What Kyiv symbols which are described in the book are the most interesting on your opinion (TOP 10)?
This is highly personal you understand but – in no particular order:
* The military museum [State aviation museum]
* The history of the trams and trolleybuses
* The small railway that shows children how to run a railway
* The funicular
* The Kyiv sea
* The Dnieper
* The World famous Ukrainians – Sikorsky, Bulgakov for instance
* How Kyiv came to be here
* The famous and unusual houses
* Mother Russia statue [The Motherland monument]
What objects shouldn’t be put into this book?
As I said earlier – unless you have an historical picture, describing something that is no longer there is not, for me, very interesting. Ditto long detailed lists of architects, assistant architects, party chairman, painters and electricians (of course I exaggerate!) of the time etc don’t add a lot for me.
What would you change if you become the mayor of Kyiv? How do you see Kyiv in the future?
Cleaning the pavements of ice in the winter. Residents are used to it but even they fall over. I wouldn’t like to guess how many broken arms, wrists, legs, and ankles there are every year. Not much of Kyiv is flat and it is really dangerous. And the older you get the more frightening it is.
How would you develop this book project about Kyiv? I would be happy if you give some advice.
I think my main points are contained in previous questions:
* More ‘then and now’ picture spreads
* Less details about who designed and built something
* If it is not there anymore or we can’t see it in a picture then keep any description to an absolute minimum
Please, tell some facts about yourself, about Cann Lions, your plans for the future.

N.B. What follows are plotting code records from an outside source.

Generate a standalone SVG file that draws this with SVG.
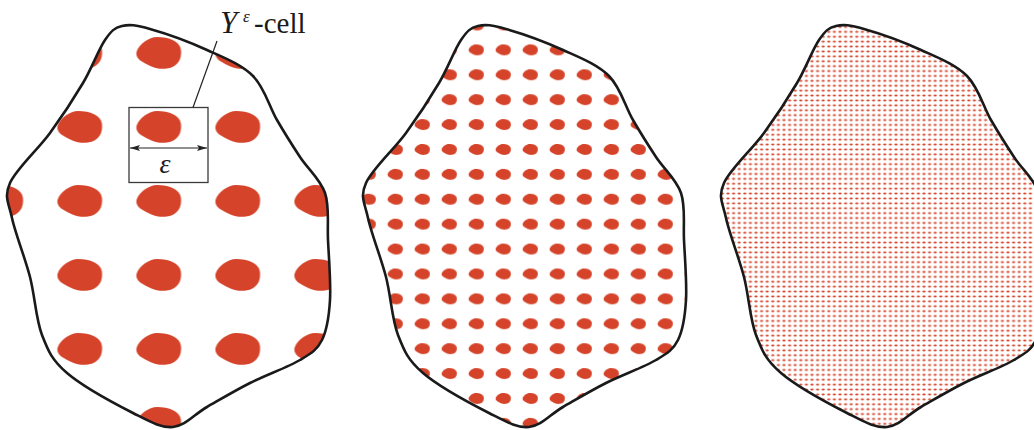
<svg xmlns="http://www.w3.org/2000/svg" xmlns:xlink="http://www.w3.org/1999/xlink" width="1034" height="430" viewBox="0 0 1034 430">
<style>
.edge{fill:none;stroke:#1a1a1a;stroke-width:2.6;stroke-linejoin:round}
.blob{fill:#d5442a}
.cellbox{fill:none;stroke:#3a3a3a;stroke-width:1.3}
.lead{fill:none;stroke:#222;stroke-width:1.2}
.lbl{font-family:"Liberation Serif","DejaVu Serif",serif;fill:#1a1a1a}
</style>
<defs>
<path id="outline" d="M122,26 C129.5,24.17 135.83,25 150,29 C164.17,33 189.83,42.17 207,50 C224.170,57.83 241.33,64.33 253,76 C264.67,87.67 269.17,106.5 277,120 C284.83,133.5 292,144.83 300,157 C308,169.17 320.33,179.17 325,193 C329.67,206.83 327.17,222.17 328,240 C328.83,257.83 331,283.33 330,300 C329,316.67 327,330 322,340 C317,350 312,352.83 300,360 C288,367.17 265.5,375.17 250,383 C234.5,390.83 219.83,399.67 207,407 C194.17,414.33 185.33,426 173,427 C160.67,428 150.67,422 133,413 C115.33,404 82.17,386 67,373 C51.83,360 48.17,351 42,335 C35.83,319 35,296.5 30,277 C25,257.5 15.33,233.67 12,218 C8.67,202.33 3.67,197.17 10,183 C16.33,168.83 37.83,149.67 50,133 C62.17,116.33 73.83,98.5 83,83 C92.17,67.5 98.5,49.5 105,40 C111.5,30.5 114.5,27.83 122,26 Z"/>
<path id="blobshape" d="M-22.5,-1 C-20,-9 -10,-16 -2,-16 C10,-16 21,-12 22,-3 C23,6 19,14 8,15.5 C-2,17 -10,13 -18,8 C-22,5 -23,2 -22.5,-1 Z"/>
<pattern id="pat1" patternUnits="userSpaceOnUse" x="-38.5" y="16" width="79" height="74">
<use xlink:href="#blobshape" class="blob" transform="translate(39.5,37)"/>
</pattern>
<pattern id="pat2" patternUnits="userSpaceOnUse" x="-1.2" y="12.55" width="27" height="24.9">
<use xlink:href="#blobshape" class="blob" transform="translate(13.5,12.45) scale(0.34)"/>
</pattern>
<pattern id="pat3" patternUnits="userSpaceOnUse" x="0" y="0" width="5.6" height="4.9">
<ellipse cx="2.8" cy="2.45" rx="1.65" ry="1.1" class="blob"/>
</pattern>
<marker id="ah" viewBox="0 0 10 6" refX="10" refY="3" markerWidth="10" markerHeight="6" markerUnits="userSpaceOnUse" orient="auto-start-reverse">
<path d="M0,0 L10,3 L0,6 L2,3 Z" fill="#222"/>
</marker>
</defs>
<g id="panel-coarse">
<use xlink:href="#outline" fill="url(#pat1)"/>
<use xlink:href="#outline" class="edge"/>
</g>
<g id="cell-box">
<rect class="cellbox" x="129" y="107.5" width="79" height="75"/>
<text class="lbl" x="165" y="173" font-size="28" font-style="italic" text-anchor="middle">ε</text>
</g>
<g id="label">
<text class="lbl" x="220" y="32.5" font-size="31" font-style="italic">Y</text>
<text class="lbl" x="243" y="21.5" font-size="17" font-style="italic">ε</text>
<text class="lbl" x="254" y="32.5" font-size="29">-cell</text>
</g>
<g id="panel-medium" transform="translate(356,0)">
<use xlink:href="#outline" fill="url(#pat2)"/>
<use xlink:href="#outline" class="edge"/>
</g>
<g id="panel-fine" transform="translate(714,0)">
<use xlink:href="#outline" fill="url(#pat3)"/>
<use xlink:href="#outline" class="edge"/>
</g>
<g id="connectors">
<line class="lead" x1="193" y1="107.5" x2="217" y2="41"/>
<line class="lead" x1="130" y1="148" x2="207" y2="148" marker-start="url(#ah)" marker-end="url(#ah)"/>
</g>
</svg>
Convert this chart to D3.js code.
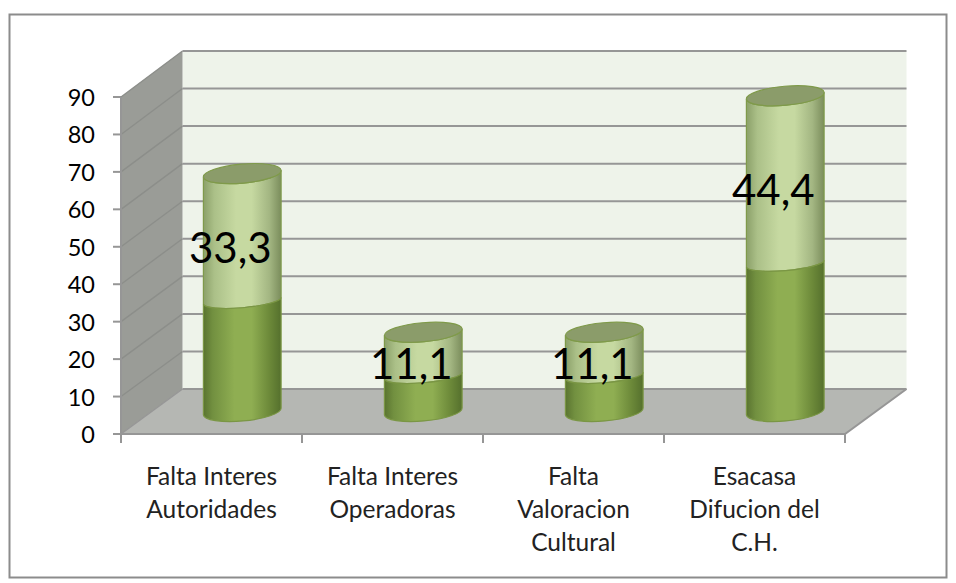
<!DOCTYPE html>
<html><head><meta charset="utf-8">
<script src="https://cdnjs.cloudflare.com/ajax/libs/d3/7.8.5/d3.min.js"></script>
<style>html,body{margin:0;padding:0;background:#fff}svg{display:block}text{font-family:Lato,"Open Sans",sans-serif}</style>
</head><body><script>
const categories=[["Falta Interes","Autoridades"],["Falta Interes","Operadoras"],["Falta","Valoracion","Cultural"],["Esacasa","Difucion del","C.H."]];
const lowerValues=[31,10,10,41.4];
const upperValues=[35.6,12.2,12.2,47];
const labelValues=[33.3,11.1,11.1,44.4];
const labelTexts=["33,3","11,1","11,1","44,4"];
const ticks=[0,10,20,30,40,50,60,70,80,90];
const W=956,H=583;
const svg=d3.select("body").append("svg").attr("width",W).attr("height",H);
const defs=svg.append("defs");
function grad(id,stops){const g=defs.append("linearGradient").attr("id",id);
 stops.forEach(s=>g.append("stop").attr("offset",s[0]).attr("stop-color",s[1]));}
grad("dark",[[0,"#5a7430"],[.12,"#729040"],[.4,"#8fae52"],[.62,"#8fae52"],[.85,"#6c8939"],[1,"#55702d"]]);
grad("light",[[0,"#8ba069"],[.14,"#abc088"],[.42,"#c6d9a1"],[.62,"#c6d9a1"],[.85,"#a3b682"],[1,"#7b8d5c"]]);
svg.append("rect").attr("x",9.5).attr("y",14.5).attr("width",937).attr("height",563).attr("fill","#fff").attr("stroke","#8c8c8c").attr("stroke-width",2);
const x=d3.scaleBand().domain(d3.range(categories.length)).range([121,845]);
const yFront=d3.scaleLinear().domain([0,90]).range([434,97]);
const yBack=d3.scaleLinear().domain([0,90]).range([389,51]);
const yMid=d3.scaleLinear().domain([0,90]).range([411.5,90]);
const yLabel=d3.scaleLinear().domain([0,90]).range([437,124]);
const dx=61.5;
const gridC="#969696";
const x0=x.range()[0],x1=x.range()[1];
svg.append("rect").attr("x",x0+dx).attr("y",yBack(90)).attr("width",x1-x0).attr("height",yBack(0)-yBack(90)).attr("fill","#eef3ea");
svg.append("path").attr("d",d3.line()([[x0,yFront(0)],[x0,yFront(90)],[x0+dx,yBack(90)],[x0+dx,yBack(0)]])+"Z").attr("fill","#9a9c97");
svg.append("path").attr("d",d3.line()([[x0,yFront(0)],[x1,yFront(0)],[x1+dx,yBack(0)],[x0+dx,yBack(0)]])+"Z").attr("fill","#b5b7b3");
ticks.forEach(t=>{
 svg.append("path").attr("fill","none").attr("stroke",t==0?"#969696":"#8c8e8a").attr("stroke-width",1.4)
  .attr("d",d3.line()([[x0,yFront(t)],[x0+dx,yBack(t)]]));
 svg.append("path").attr("fill","none").attr("stroke",gridC).attr("stroke-width",2)
  .attr("d",d3.line()([[x0+dx,yBack(t)],[x1+dx,yBack(t)]]));
});
svg.append("path").attr("fill","none").attr("stroke",gridC).attr("stroke-width",2)
 .attr("d",d3.line()([[x0,yFront(0)],[x1,yFront(0)],[x1+dx,yBack(0)]]));
svg.append("path").attr("stroke",gridC).attr("stroke-width",2).attr("fill","none").attr("d",d3.line()([[x0,yFront(0)],[x0,yFront(90)]]));
ticks.forEach(t=>{
 svg.append("line").attr("x1",x0-8).attr("x2",x0).attr("y1",yFront(t)).attr("y2",yFront(t)).attr("stroke",gridC).attr("stroke-width",2);
 svg.append("text").attr("x",x0-26).attr("y",yFront(t)+9).attr("text-anchor","end").attr("font-size",23.5).attr("fill","#000").text(t);
});
d3.range(categories.length+1).forEach(i=>{
 const px=i<categories.length?x(i):x1;
 svg.append("line").attr("x1",px).attr("x2",px).attr("y1",yFront(0)).attr("y2",yFront(0)+9).attr("stroke",gridC).attr("stroke-width",2);
});
const rx=39,tilt=-5;
function cyl(cx,yb,yt,fill,edge,ryBottom,ryTop){
 const t=tilt*Math.PI/180,sx=rx*Math.cos(t),sy=rx*Math.sin(t);
 const d=`M${cx-sx},${yt-sy}L${cx-sx},${yb-sy}A${rx},${ryBottom} ${tilt} 0 0 ${cx+sx},${yb+sy}L${cx+sx},${yt+sy}A${rx},${ryTop} ${tilt} 0 1 ${cx-sx},${yt-sy}Z`;
 svg.append("path").attr("d",d).attr("fill",`url(#${fill})`).attr("stroke",edge).attr("stroke-width",1.2);
}
categories.forEach((c,i)=>{
 const cx=x(i)+x.bandwidth()/2+dx/2;
 const a=lowerValues[i],b=upperValues[i];
 cyl(cx,yMid(a),yMid(a+b),"light","#7f9a4a",7,9.5);
 cyl(cx,yMid(0),yMid(a),"dark","#7a9644",9.5,7);
 svg.append("ellipse").attr("cx",cx).attr("cy",yMid(a+b)).attr("rx",rx).attr("ry",9.5).attr("transform",`rotate(${tilt} ${cx} ${yMid(a+b)})`).attr("fill","#8b9c6a").attr("stroke","#7f9a4a").attr("stroke-width",1.2);
 svg.append("text").attr("x",cx-12).attr("y",yLabel(labelValues[i]*1.5)).attr("text-anchor","middle").attr("font-size",42).attr("fill","#000").text(labelTexts[i]);
 const g=svg.append("text").attr("text-anchor","middle").attr("font-size",24.5).attr("fill","#222");
 c.forEach((l,j)=>g.append("tspan").attr("x",x(i)+x.bandwidth()/2).attr("y",485+j*33).text(l));
});
</script></body></html>
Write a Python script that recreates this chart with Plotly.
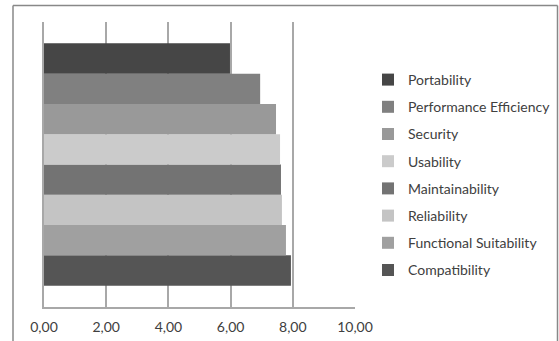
import plotly.graph_objects as go

categories = ["Compatibility", "Functional Suitability", "Reliability", "Maintainability",
              "Usability", "Security", "Performance Efficiency", "Portability"]
values = [7.94, 7.78, 7.65, 7.62, 7.59, 7.46, 6.95, 5.98]
colors = ["#555555", "#a0a0a0", "#c4c4c4", "#737373", "#cbcbcb", "#999999", "#808080", "#464646"]
group = [""]
x_ticks = [0, 2, 4, 6, 8, 10]

W, H = 559, 341
L, R, T, B = 44, 204, 22, 34
pw, ph = W - L - R, H - T - B

fig = go.Figure()
n = len(categories)
for i, (name, v, c) in enumerate(zip(categories, values, colors)):
    fig.add_trace(go.Bar(y=group, x=[v], name=name, orientation="h",
                         marker=dict(color=c, line=dict(width=0)),
                         legendgroup=name, legendrank=n - i))

def px_x(p):
    return (p - L) / pw

def px_y(p):
    return (H - B - p) / ph

frame = dict(color="#888888", width=1.5)
fig.add_shape(type="line", xref="paper", yref="paper",
              x0=px_x(13), x1=px_x(13), y0=px_y(345), y1=px_y(5.5), line=frame)
fig.add_shape(type="line", xref="paper", yref="paper",
              x0=px_x(13), x1=px_x(557.5), y0=px_y(5.5), y1=px_y(5.5), line=frame)
fig.add_shape(type="line", xref="paper", yref="paper",
              x0=px_x(557.5), x1=px_x(557.5), y0=px_y(345), y1=px_y(5.5), line=frame)

fig.update_layout(
    width=W, height=H,
    margin=dict(l=L, r=R, t=T, b=B, autoexpand=False),
    paper_bgcolor="white", plot_bgcolor="white",
    barmode="group", bargap=0.15, bargroupgap=0,
    separators=",.",
    font=dict(family="Lato, Open Sans, sans-serif", size=14, color="#404040"),
    showlegend=True,
    legend=dict(xref="container", yref="container", x=368 / W, xanchor="left",
                y=1 - 64 / H, yanchor="top", maxheight=300,
                traceorder="grouped", tracegroupgap=6,
                font=dict(size=14, color="#404040"), bgcolor="rgba(0,0,0,0)"),
    xaxis=dict(range=[0, 10], tickvals=x_ticks, tickformat=".2f", showgrid=True,
               gridcolor="#a8a8a8", gridwidth=1.5, zeroline=False, showline=True,
               linecolor="#a8a8a8", linewidth=1.5, ticks="", ticklabelstandoff=6,
               automargin=False, fixedrange=True),
    yaxis=dict(showticklabels=False, showgrid=False, zeroline=False, showline=True,
               linecolor="#a8a8a8", linewidth=1.5, ticks="", automargin=False,
               fixedrange=True),
)

fig.write_html("out.html", config={"displayModeBar": False},
               post_script="document.body.style.margin='0';document.body.style.overflow='hidden';")
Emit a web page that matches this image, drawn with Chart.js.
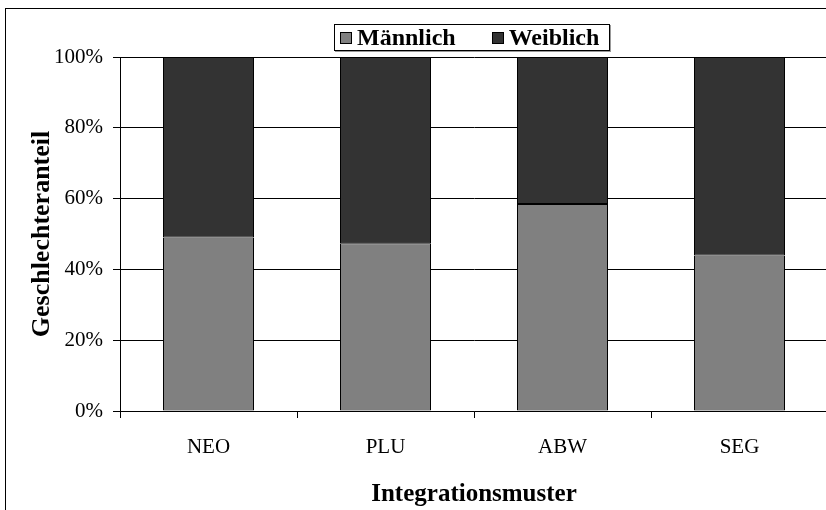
<!DOCTYPE html>
<html>
<head>
<meta charset="utf-8">
<script src="https://cdn.jsdelivr.net/npm/chart.js@4.4.1/dist/chart.umd.min.js"></script>
<style>
  body { margin: 0; background: #fff; overflow: hidden; }
  .wrap { position: relative; width: 826px; height: 510px; overflow: hidden; }
  .frame { position: absolute; left: 5px; top: 8px; right: -2px; bottom: -2px; border-left: 1px solid #000; border-top: 1px solid #000; }
  .legend {
    position: absolute; left: 334px; top: 24px; width: 274px; height: 25px;
    border: 1px solid #000; box-shadow: 1px 1px 0 #999; background: #fff;
    display: flex; align-items: center; gap: 36px; padding-left: 5px; box-sizing: content-box;
    width: 269px; line-height: 1;
    font: bold 24px "Liberation Serif", "Times New Roman", serif;
  }
  .legend__item { display: flex; align-items: center; }
  .legend__bullet { width: 10px; height: 10px; border: 1px solid #000; margin-right: 5px; }
  canvas { position: absolute; left: 0; top: 0; }
</style>
</head>
<body>
<div class="wrap">
  <div class="frame"></div>
  <canvas id="chart" width="828" height="510"></canvas>
  <div class="legend"></div>
</div>
<script>
const categories = ["NEO", "PLU", "ABW", "SEG"];
const maennlich = [49, 47.4, 58.5, 43.9];
const weiblich = [51, 52.6, 41.5, 56.1];
const yTicks = [0, 20, 40, 60, 80, 100];

(() => {
  const font = "'Liberation Serif', 'Times New Roman', serif";
  Chart.defaults.font.family = font;
  Chart.defaults.color = "#000";

  const datasets = [
    { label: "Männlich", data: maennlich, backgroundColor: "#808080" },
    { label: "Weiblich", data: weiblich, backgroundColor: "#333333" },
  ];

  new Chart(document.getElementById("chart"), {
    type: "bar",
    data: {
      labels: categories,
      datasets: datasets.map((d) => ({
        ...d,
        borderColor: "#000",
        borderWidth: 1,
        borderSkipped: false,
        categoryPercentage: 1,
        barPercentage: 91 / 177,
      })),
    },
    options: {
      responsive: false,
      animation: false,
      layout: { padding: { top: 57, left: 0, right: 0, bottom: 0 } },
      plugins: { legend: { display: false }, tooltip: { enabled: false } },
      scales: {
        x: {
          stacked: true,
          grid: { offset: true, drawOnChartArea: false, color: "#000", tickLength: 7 },
          border: { color: "#000" },
          ticks: { font: { size: 21 }, padding: 17 },
          title: { display: true, text: "Integrationsmuster", font: { size: 25, weight: "bold" }, padding: { bottom: 0 } },
          afterFit: (scale) => { scale.height = 99; },
        },
        y: {
          stacked: true,
          min: 0,
          max: 100,
          afterBuildTicks: (scale) => { scale.ticks = yTicks.map((v) => ({ value: v })); },
          grid: { color: "#000", tickLength: 7 },
          border: { color: "#000" },
          ticks: { font: { size: 21 }, padding: 10, callback: (v) => v + "%" },
          title: { display: true, text: "Geschlechteranteil", font: { size: 26, weight: "bold" }, padding: { top: 27 } },
          afterFit: (scale) => { scale.width = 120; },
        },
      },
    },
  });

  document.querySelector(".legend").innerHTML = datasets
    .map(
      (item) => `
      <div class="legend__item">
        <span class="legend__bullet" style="background-color: ${item.backgroundColor}"></span>
        <span>${item.label}</span>
      </div>`
    )
    .join("");
})();
</script>
</body>
</html>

Cannes Lions were a long, long time ago when I was a different person with different priorities – my life in London advertising is a distant memory. The second half of my advertising life which has included living and working in Kenya in Africa, in Warsaw and here in Kyiv has been much more interesting. Can you work and succeed in a society very different from your own? That has been the big adventure – and ultimately far more rewarding than winning some advertising award. Of course – it was very important at the time; but not now? My plan for the future is to stay alive as long as possible! I have a Ukrainian wife to look after. And her Mum and Dad too!
Maybe I haven’t ask you a question you would like to answer, if you have one what would you ask?
It’s a rhetorical question. I’ve often wondered why – faced with a task or a problem – Ukrainians will invariably choose the most complicated and difficult way of solving it.
KISS – ‘Keep it simple stupid’ – rarely applies in Ukraine. Now that is part of your charm – but it drives me crazy sometimes!